Ultrasensitive Electrochemical Detection of Amyloid-β Peptide Using a Homochiral Metal–Organic Framework Binding to the l-Diphenylalanine Targeting Site

Abstract

The high sensitivity and accuracy of amyloid-β peptide (Aβ) detection could provide strong support for early diagnosis, monitoring of disease progression, and effective treatment of Alzheimer’s disease (AD). Improving the specificity and affinity of sensing materials for Aβ is key to detecting Aβ. Herein, an electrochemical sensor based on an unmodified homochiral MOF, Zn-BPIleBp, was developed for the first time for the detection of Aβ1–40, with an ultralow detection limit of 1.7 pM (7.36 pg/mL).

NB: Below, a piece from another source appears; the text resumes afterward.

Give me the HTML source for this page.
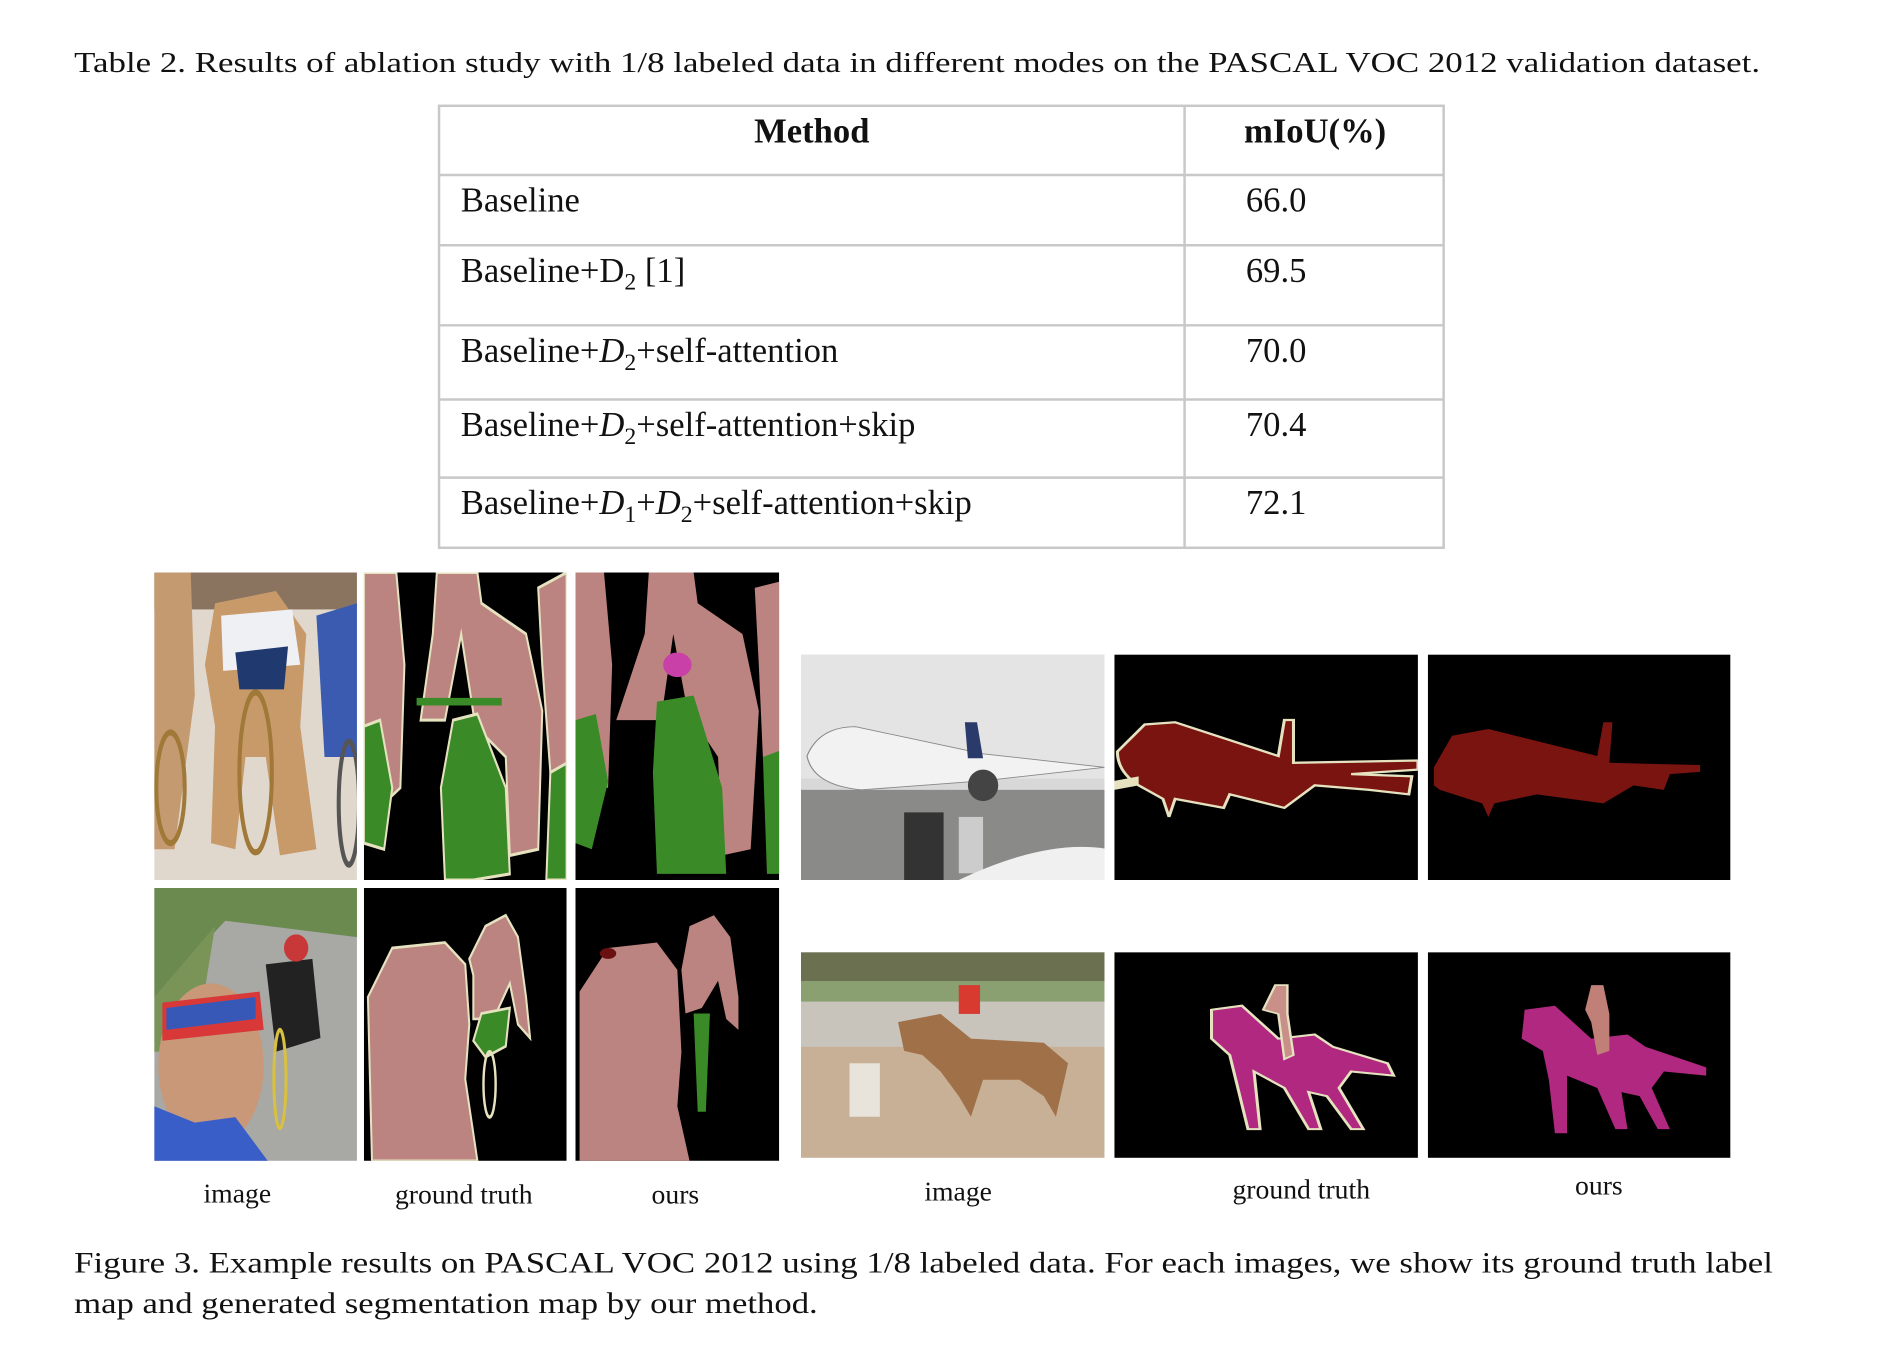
<!DOCTYPE html>
<html><head><meta charset="utf-8">
<style>
html,body{margin:0;padding:0;background:#fff;}
svg{display:block;font-family:"Liberation Serif","Times New Roman",serif;}
</style></head>
<body>
<svg width="1884" height="1346" viewBox="0 0 1884 1346">
<rect width="1884" height="1346" fill="#fff"/>
<g transform="scale(0.9888)">
<text x="75" y="73" font-size="29" fill="#111" textLength="1705" lengthAdjust="spacingAndGlyphs">Table 2. Results of ablation study with 1/8 labeled data in different modes on the PASCAL VOC 2012 validation dataset.</text>

<g stroke="#c8c8c8" stroke-width="2.5" fill="none">
<rect x="444" y="107" width="1016" height="447"/>
<line x1="1198" y1="107" x2="1198" y2="554"/>
<line x1="444" y1="177" x2="1460" y2="177"/>
<line x1="444" y1="248" x2="1460" y2="248"/>
<line x1="444" y1="329" x2="1460" y2="329"/>
<line x1="444" y1="404" x2="1460" y2="404"/>
<line x1="444" y1="483" x2="1460" y2="483"/>
</g>
<g font-size="35" fill="#111">
<text x="821" y="144" font-weight="bold" text-anchor="middle">Method</text>
<text x="1330" y="144" font-weight="bold" text-anchor="middle">mIoU(%)</text>
<text x="466" y="214">Baseline</text>
<text x="466" y="285">Baseline+D<tspan font-size="24" dy="8">2</tspan><tspan dy="-8"> [1]</tspan></text>
<text x="466" y="366">Baseline+<tspan font-style="italic">D</tspan><tspan font-size="24" dy="8">2</tspan><tspan dy="-8">+self-attention</tspan></text>
<text x="466" y="441">Baseline+<tspan font-style="italic">D</tspan><tspan font-size="24" dy="8">2</tspan><tspan dy="-8">+self-attention+skip</tspan></text>
<text x="466" y="520">Baseline+<tspan font-style="italic">D</tspan><tspan font-size="24" dy="8">1</tspan><tspan dy="-8">+</tspan><tspan font-style="italic">D</tspan><tspan font-size="24" dy="8">2</tspan><tspan dy="-8">+self-attention+skip</tspan></text>
<text x="1260" y="214">66.0</text>
<text x="1260" y="285">69.5</text>
<text x="1260" y="366">70.0</text>
<text x="1260" y="441">70.4</text>
<text x="1260" y="520">72.1</text>
</g>

<svg x="156" y="579" width="205" height="311" viewBox="0 0 100 100" preserveAspectRatio="none">
<rect width="100" height="100" fill="#e0d8cc"/>
<rect y="0" width="100" height="12" fill="#8a7460"/>
<path d="M0 0 L18 0 L20 40 L10 90 L0 90Z" fill="#c49a70"/>
<path d="M30 10 L60 6 L75 20 L72 50 L80 90 L62 92 L55 60 L45 60 L40 90 L28 88 L30 50 L25 30Z" fill="#c89a6a"/>
<path d="M33 14 L68 12 L72 30 L34 32Z" fill="#eef0f4"/>
<path d="M40 26 L66 24 L64 38 L42 38Z" fill="#203a70"/>
<path d="M80 14 L100 10 L100 60 L84 60Z" fill="#3a5bb0"/>
<ellipse cx="50" cy="65" rx="8" ry="26" fill="none" stroke="#a07838" stroke-width="2"/>
<ellipse cx="8" cy="70" rx="7" ry="18" fill="none" stroke="#a07838" stroke-width="2"/>
<ellipse cx="96" cy="75" rx="5" ry="20" fill="none" stroke="#555" stroke-width="2"/>
</svg>
<svg x="368" y="579" width="205" height="311" viewBox="0 0 100 100" preserveAspectRatio="none">
<rect width="100" height="100" fill="#000"/>
<path d="M0 0 L16 0 L20 30 L18 70 L10 75 L0 70Z" fill="#bc8480" stroke="#e6e2c0" stroke-width="1"/>
<path d="M36 0 L56 0 L58 10 L80 20 L88 45 L86 90 L72 92 L70 60 L55 50 L48 20 L40 48 L28 48 L34 20Z" fill="#bc8480" stroke="#e6e2c0" stroke-width="1"/>
<path d="M86 5 L100 0 L100 65 L92 65 L88 30Z" fill="#bc8480" stroke="#e6e2c0" stroke-width="1"/>
<path d="M44 48 L56 46 L70 70 L72 98 L54 100 L40 100 L38 70Z" fill="#3a8a28" stroke="#e6e2c0" stroke-width="1"/>
<path d="M0 50 L8 48 L14 70 L10 90 L0 88Z" fill="#3a8a28" stroke="#e6e2c0" stroke-width="1"/>
<path d="M92 65 L100 62 L100 100 L90 100Z" fill="#3a8a28" stroke="#e6e2c0" stroke-width="1"/>
<path d="M26 42 L68 42" stroke="#3a8a28" stroke-width="2.5"/>
</svg>
<svg x="582" y="579" width="206" height="311" viewBox="0 0 100 100" preserveAspectRatio="none">
<rect width="100" height="100" fill="#000"/>
<path d="M0 0 L14 0 L18 30 L16 70 L0 70Z" fill="#bc8480"/>
<path d="M36 0 L58 0 L60 10 L82 20 L90 45 L86 90 L72 92 L70 60 L55 45 L48 20 L42 48 L20 48 L34 20Z" fill="#bc8480"/>
<path d="M88 5 L100 3 L100 60 L92 60 L90 30Z" fill="#bc8480"/>
<path d="M40 42 L58 40 L72 70 L74 98 L40 98 L38 65Z" fill="#3a8a28"/>
<path d="M0 48 L10 46 L16 68 L8 90 L0 88Z" fill="#3a8a28"/>
<path d="M92 60 L100 58 L100 98 L94 98Z" fill="#3a8a28"/>
<ellipse cx="50" cy="30" rx="7" ry="4" fill="#c840a8"/>
</svg>
<svg x="156" y="898" width="205" height="276" viewBox="0 0 100 100" preserveAspectRatio="none">
<rect width="100" height="100" fill="#a8a8a4"/>
<path d="M0 0 L100 0 L100 18 L35 12 L0 40Z" fill="#6a8a50"/>
<path d="M0 40 L30 14 L20 60 L0 60Z" fill="#7a9458"/>
<path d="M55 28 L78 26 L82 55 L60 60Z" fill="#222"/>
<ellipse cx="70" cy="22" rx="6" ry="5" fill="#c83838"/>
<ellipse cx="28" cy="65" rx="26" ry="30" fill="#c89878"/>
<path d="M4 42 L52 38 L54 52 L4 56Z" fill="#d83838"/>
<path d="M6 44 L50 40 L50 48 L6 52Z" fill="#3858b8"/>
<path d="M0 80 L20 86 L40 84 L56 100 L0 100Z" fill="#3a5ec8"/>
<ellipse cx="62" cy="70" rx="3" ry="18" fill="none" stroke="#d8c040" stroke-width="1.5"/>
</svg>
<svg x="368" y="898" width="205" height="276" viewBox="0 0 100 100" preserveAspectRatio="none">
<rect width="100" height="100" fill="#000"/>
<path d="M4 100 L2 40 L14 22 L40 20 L50 28 L52 50 L50 70 L56 100Z" fill="#bc8480" stroke="#e6e2c0" stroke-width="1"/>
<path d="M52 26 L60 14 L70 10 L76 18 L80 40 L82 55 L76 50 L72 35 L64 48 L54 48 L54 32Z" fill="#bc8480" stroke="#e6e2c0" stroke-width="1"/>
<path d="M58 46 L72 44 L70 58 L60 62 L54 56Z" fill="#3a8a28" stroke="#e6e2c0" stroke-width="1"/>
<ellipse cx="62" cy="72" rx="3" ry="12" fill="none" stroke="#e6e2c0" stroke-width="1.2"/>
</svg>
<svg x="582" y="898" width="206" height="276" viewBox="0 0 100 100" preserveAspectRatio="none">
<rect width="100" height="100" fill="#000"/>
<path d="M2 100 L2 38 L16 22 L40 20 L50 30 L52 60 L50 80 L56 100Z" fill="#bc8480"/>
<path d="M52 30 L56 14 L68 10 L76 18 L80 40 L80 52 L74 48 L70 34 L62 44 L54 46Z" fill="#bc8480"/>
<path d="M58 46 L66 46 L64 82 L60 82Z" fill="#3a8a28"/>
<ellipse cx="16" cy="24" rx="4" ry="2" fill="#6a1010"/>
</svg>
<svg x="810" y="662" width="307" height="228" viewBox="0 0 100 100" preserveAspectRatio="none">
<rect width="100" height="100" fill="#d8d8d8"/>
<rect y="0" width="100" height="55" fill="#e4e4e4"/>
<rect y="60" width="100" height="40" fill="#8a8a88"/>
<path d="M2 45 Q6 32 18 32 L60 44 L100 50 L60 56 L20 60 Q4 58 2 45Z" fill="#f2f2f2" stroke="#888" stroke-width="0.4"/>
<path d="M54 30 L58 30 L60 46 L55 46Z" fill="#2a3a6a"/>
<ellipse cx="60" cy="58" rx="5" ry="7" fill="#444"/>
<rect x="34" y="70" width="13" height="30" fill="#333"/>
<rect x="52" y="72" width="8" height="25" fill="#ccc"/>
<path d="M52 100 Q80 82 100 86 L100 100Z" fill="#f0f0f0"/>
</svg>
<svg x="1127" y="662" width="307" height="228" viewBox="0 0 100 100" preserveAspectRatio="none">
<rect width="100" height="100" fill="#000"/>
<path d="M1 43 L10 31 L20 30 L54 45 L56 29 L59 29 L59 48 L100 47 L100 51 L78 53 L98 54 L97 62 L84 60 L66 58 L56 68 L38 62 L36 68 L20 64 L18 72 L16 64 L8 58 Q1 52 1 43Z" fill="#7a1410" stroke="#e6e2c0" stroke-width="1"/>
<path d="M0 56 L8 54 L8 58 L0 60Z" fill="#e6e2c0"/>
</svg>
<svg x="1444" y="662" width="306" height="228" viewBox="0 0 100 100" preserveAspectRatio="none">
<rect width="100" height="100" fill="#000"/>
<path d="M2 50 L8 36 L20 33 L56 45 L58 30 L61 30 L60 48 L90 49 L90 52 L80 53 L78 60 L68 58 L58 66 L36 62 L22 66 L20 72 L18 66 L4 60 L2 58Z" fill="#7a1410"/>
</svg>
<svg x="810" y="963" width="307" height="208" viewBox="0 0 100 100" preserveAspectRatio="none">
<rect width="100" height="100" fill="#c8b096"/>
<rect y="0" width="100" height="16" fill="#6a7050"/>
<rect y="14" width="100" height="14" fill="#8aa070"/>
<rect y="24" width="100" height="22" fill="#c8c4bc"/>
<path d="M32 34 L46 30 L56 42 L80 44 L88 54 L84 80 L80 70 L72 62 L60 62 L56 80 L52 70 L46 58 L40 50 L34 48Z" fill="#a07048"/>
<rect x="52" y="16" width="7" height="14" fill="#d83a30"/>
<rect x="16" y="54" width="10" height="26" fill="#e8e4dc"/>
</svg>
<svg x="1127" y="963" width="307" height="208" viewBox="0 0 100 100" preserveAspectRatio="none">
<rect width="100" height="100" fill="#000"/>
<path d="M32 28 L42 26 L54 42 L66 40 L72 46 L90 54 L92 60 L78 58 L74 66 L82 86 L78 86 L70 70 L64 68 L68 86 L64 86 L56 66 L46 58 L48 86 L44 86 L40 62 L38 50 L32 42Z" fill="#b02880" stroke="#e6e2c0" stroke-width="1"/>
<path d="M53 16 L57 16 L57 30 L59 50 L56 52 L54 30 L49 28Z" fill="#c89088" stroke="#e6e2c0" stroke-width="0.8"/>
</svg>
<svg x="1444" y="963" width="306" height="208" viewBox="0 0 100 100" preserveAspectRatio="none">
<rect width="100" height="100" fill="#000"/>
<path d="M32 28 L42 26 L54 42 L66 40 L72 46 L92 56 L92 60 L78 58 L74 66 L80 86 L76 86 L70 70 L64 68 L66 86 L62 86 L56 66 L46 60 L46 88 L42 88 L40 62 L38 48 L31 42Z" fill="#b02880"/>
<path d="M54 16 L58 16 L60 30 L60 48 L56 50 L54 34 L52 28Z" fill="#c08078"/>
</svg>

<g font-size="28" fill="#111" text-anchor="middle">
<text x="240" y="1216">image</text>
<text x="469" y="1217">ground truth</text>
<text x="683" y="1217">ours</text>
<text x="969" y="1214">image</text>
<text x="1316" y="1212">ground truth</text>
<text x="1617" y="1208">ours</text>
</g>
<g font-size="30" fill="#111">
<text x="75" y="1287" textLength="1718" lengthAdjust="spacingAndGlyphs">Figure 3. Example results on PASCAL VOC 2012 using 1/8 labeled data. For each images, we show its ground truth label</text>
<text x="75" y="1328" textLength="752" lengthAdjust="spacingAndGlyphs">map and generated segmentation map by our method.</text>
</g>
</g>
</svg>
</body></html>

The Zn-BPIleBp sensor also displays high-efficiency enantioselectivity and ultrasensitivity in identifying diphenylalanine (PhePhe) corresponding to the core recognition motif of Aβ1–40, with a high peak current ratio (I_L/I_D) of 2.78, large potential difference (E_L – E_D) of 140 mV, and ultralow detection limit of 34 fM for l-PhePhe. The sensor has been successfully applied for the ultrasensitive quantification of l-PhePhe and Aβ1–40 in racemic mixtures, artificial cerebrospinal fluid (aCSF) and fetal bovine serum (FBS). According to structural and spectral analysis, the high sensitivity and affinity of homochiral MOF toward Aβ1–40, without the involvement of any biomolecular modifications such as antibodies or aptamers, stem from the structural, hydrophobic, and chiral matching between the framework and Aβ1–40. This sensor proffers a fast, highly stable, reproducible, ultrasensitive, and accurate detection method for Aβ1–40, demonstrating great potential in the clinical application of AD. This work also opens up new perspectives for designing sensing platforms using MOFs as sensing materials and expanding their functionality and applications to the fields of biological and medical analysis.